→ EXERCISE GOAL: Give the lines of the material verbatim, from the first line to the line with "(1382,302) coordinate (T6);", including both.

— START OF GIVEN INFORMATION —

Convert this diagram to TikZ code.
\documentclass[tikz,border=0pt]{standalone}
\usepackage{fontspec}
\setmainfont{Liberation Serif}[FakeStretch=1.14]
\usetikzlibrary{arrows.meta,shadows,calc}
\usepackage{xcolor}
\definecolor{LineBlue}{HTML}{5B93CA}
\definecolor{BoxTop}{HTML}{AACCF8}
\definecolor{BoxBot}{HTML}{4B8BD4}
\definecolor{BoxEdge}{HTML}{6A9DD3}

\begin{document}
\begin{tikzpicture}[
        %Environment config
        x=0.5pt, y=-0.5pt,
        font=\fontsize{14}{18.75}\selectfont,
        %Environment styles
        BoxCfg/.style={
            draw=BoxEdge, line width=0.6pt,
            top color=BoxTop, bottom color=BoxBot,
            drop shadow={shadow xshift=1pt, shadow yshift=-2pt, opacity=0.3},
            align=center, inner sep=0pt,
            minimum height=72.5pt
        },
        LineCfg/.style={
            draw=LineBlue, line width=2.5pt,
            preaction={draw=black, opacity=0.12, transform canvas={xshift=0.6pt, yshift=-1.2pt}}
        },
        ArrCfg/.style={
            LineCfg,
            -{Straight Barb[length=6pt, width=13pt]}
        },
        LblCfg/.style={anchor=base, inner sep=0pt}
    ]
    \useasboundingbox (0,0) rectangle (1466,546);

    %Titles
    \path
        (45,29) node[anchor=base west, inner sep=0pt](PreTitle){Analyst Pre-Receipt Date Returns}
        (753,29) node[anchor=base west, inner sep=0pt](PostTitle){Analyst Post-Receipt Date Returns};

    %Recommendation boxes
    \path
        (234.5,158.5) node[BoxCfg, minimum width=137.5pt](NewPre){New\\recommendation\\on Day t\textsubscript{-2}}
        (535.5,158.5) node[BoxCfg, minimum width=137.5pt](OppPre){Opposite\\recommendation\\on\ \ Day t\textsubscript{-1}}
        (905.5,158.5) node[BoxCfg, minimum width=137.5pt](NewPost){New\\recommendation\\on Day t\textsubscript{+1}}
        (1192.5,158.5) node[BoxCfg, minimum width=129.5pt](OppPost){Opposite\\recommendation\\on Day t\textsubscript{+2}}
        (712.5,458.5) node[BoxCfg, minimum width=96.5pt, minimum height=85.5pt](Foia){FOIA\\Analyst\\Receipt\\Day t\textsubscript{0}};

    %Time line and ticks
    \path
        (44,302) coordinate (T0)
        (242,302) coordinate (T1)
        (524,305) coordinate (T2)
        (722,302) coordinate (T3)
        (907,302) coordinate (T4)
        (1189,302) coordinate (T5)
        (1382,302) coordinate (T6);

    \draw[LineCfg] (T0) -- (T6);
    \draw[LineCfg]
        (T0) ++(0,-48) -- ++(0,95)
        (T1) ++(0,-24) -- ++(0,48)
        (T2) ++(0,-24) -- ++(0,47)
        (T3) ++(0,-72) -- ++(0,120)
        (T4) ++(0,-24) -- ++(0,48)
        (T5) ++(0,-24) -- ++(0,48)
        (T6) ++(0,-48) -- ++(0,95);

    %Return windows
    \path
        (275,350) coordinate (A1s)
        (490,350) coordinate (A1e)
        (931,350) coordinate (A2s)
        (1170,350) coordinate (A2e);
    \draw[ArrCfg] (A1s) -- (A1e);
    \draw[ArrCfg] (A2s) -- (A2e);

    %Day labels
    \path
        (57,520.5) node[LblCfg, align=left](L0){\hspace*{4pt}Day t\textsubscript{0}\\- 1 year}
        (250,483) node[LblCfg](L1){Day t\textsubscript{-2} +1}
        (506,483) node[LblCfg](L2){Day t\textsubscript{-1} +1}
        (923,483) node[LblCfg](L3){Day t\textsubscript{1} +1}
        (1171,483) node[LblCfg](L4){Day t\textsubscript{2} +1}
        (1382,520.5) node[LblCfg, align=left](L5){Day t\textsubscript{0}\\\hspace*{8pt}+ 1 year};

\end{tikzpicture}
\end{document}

— END OF GIVEN INFORMATION —

→ TASK RESPONSE:
Convert this diagram to TikZ code.
\documentclass[tikz,border=0pt]{standalone}
\usepackage{fontspec}
\setmainfont{Liberation Serif}[FakeStretch=1.14]
\usetikzlibrary{arrows.meta,shadows,calc}
\usepackage{xcolor}
\definecolor{LineBlue}{HTML}{5B93CA}
\definecolor{BoxTop}{HTML}{AACCF8}
\definecolor{BoxBot}{HTML}{4B8BD4}
\definecolor{BoxEdge}{HTML}{6A9DD3}

\begin{document}
\begin{tikzpicture}[
        %Environment config
        x=0.5pt, y=-0.5pt,
        font=\fontsize{14}{18.75}\selectfont,
        %Environment styles
        BoxCfg/.style={
            draw=BoxEdge, line width=0.6pt,
            top color=BoxTop, bottom color=BoxBot,
            drop shadow={shadow xshift=1pt, shadow yshift=-2pt, opacity=0.3},
            align=center, inner sep=0pt,
            minimum height=72.5pt
        },
        LineCfg/.style={
            draw=LineBlue, line width=2.5pt,
            preaction={draw=black, opacity=0.12, transform canvas={xshift=0.6pt, yshift=-1.2pt}}
        },
        ArrCfg/.style={
            LineCfg,
            -{Straight Barb[length=6pt, width=13pt]}
        },
        LblCfg/.style={anchor=base, inner sep=0pt}
    ]
    \useasboundingbox (0,0) rectangle (1466,546);

    %Titles
    \path
        (45,29) node[anchor=base west, inner sep=0pt](PreTitle){Analyst Pre-Receipt Date Returns}
        (753,29) node[anchor=base west, inner sep=0pt](PostTitle){Analyst Post-Receipt Date Returns};

    %Recommendation boxes
    \path
        (234.5,158.5) node[BoxCfg, minimum width=137.5pt](NewPre){New\\recommendation\\on Day t\textsubscript{-2}}
        (535.5,158.5) node[BoxCfg, minimum width=137.5pt](OppPre){Opposite\\recommendation\\on\ \ Day t\textsubscript{-1}}
        (905.5,158.5) node[BoxCfg, minimum width=137.5pt](NewPost){New\\recommendation\\on Day t\textsubscript{+1}}
        (1192.5,158.5) node[BoxCfg, minimum width=129.5pt](OppPost){Opposite\\recommendation\\on Day t\textsubscript{+2}}
        (712.5,458.5) node[BoxCfg, minimum width=96.5pt, minimum height=85.5pt](Foia){FOIA\\Analyst\\Receipt\\Day t\textsubscript{0}};

    %Time line and ticks
    \path
        (44,302) coordinate (T0)
        (242,302) coordinate (T1)
        (524,305) coordinate (T2)
        (722,302) coordinate (T3)
        (907,302) coordinate (T4)
        (1189,302) coordinate (T5)
        (1382,302) coordinate (T6);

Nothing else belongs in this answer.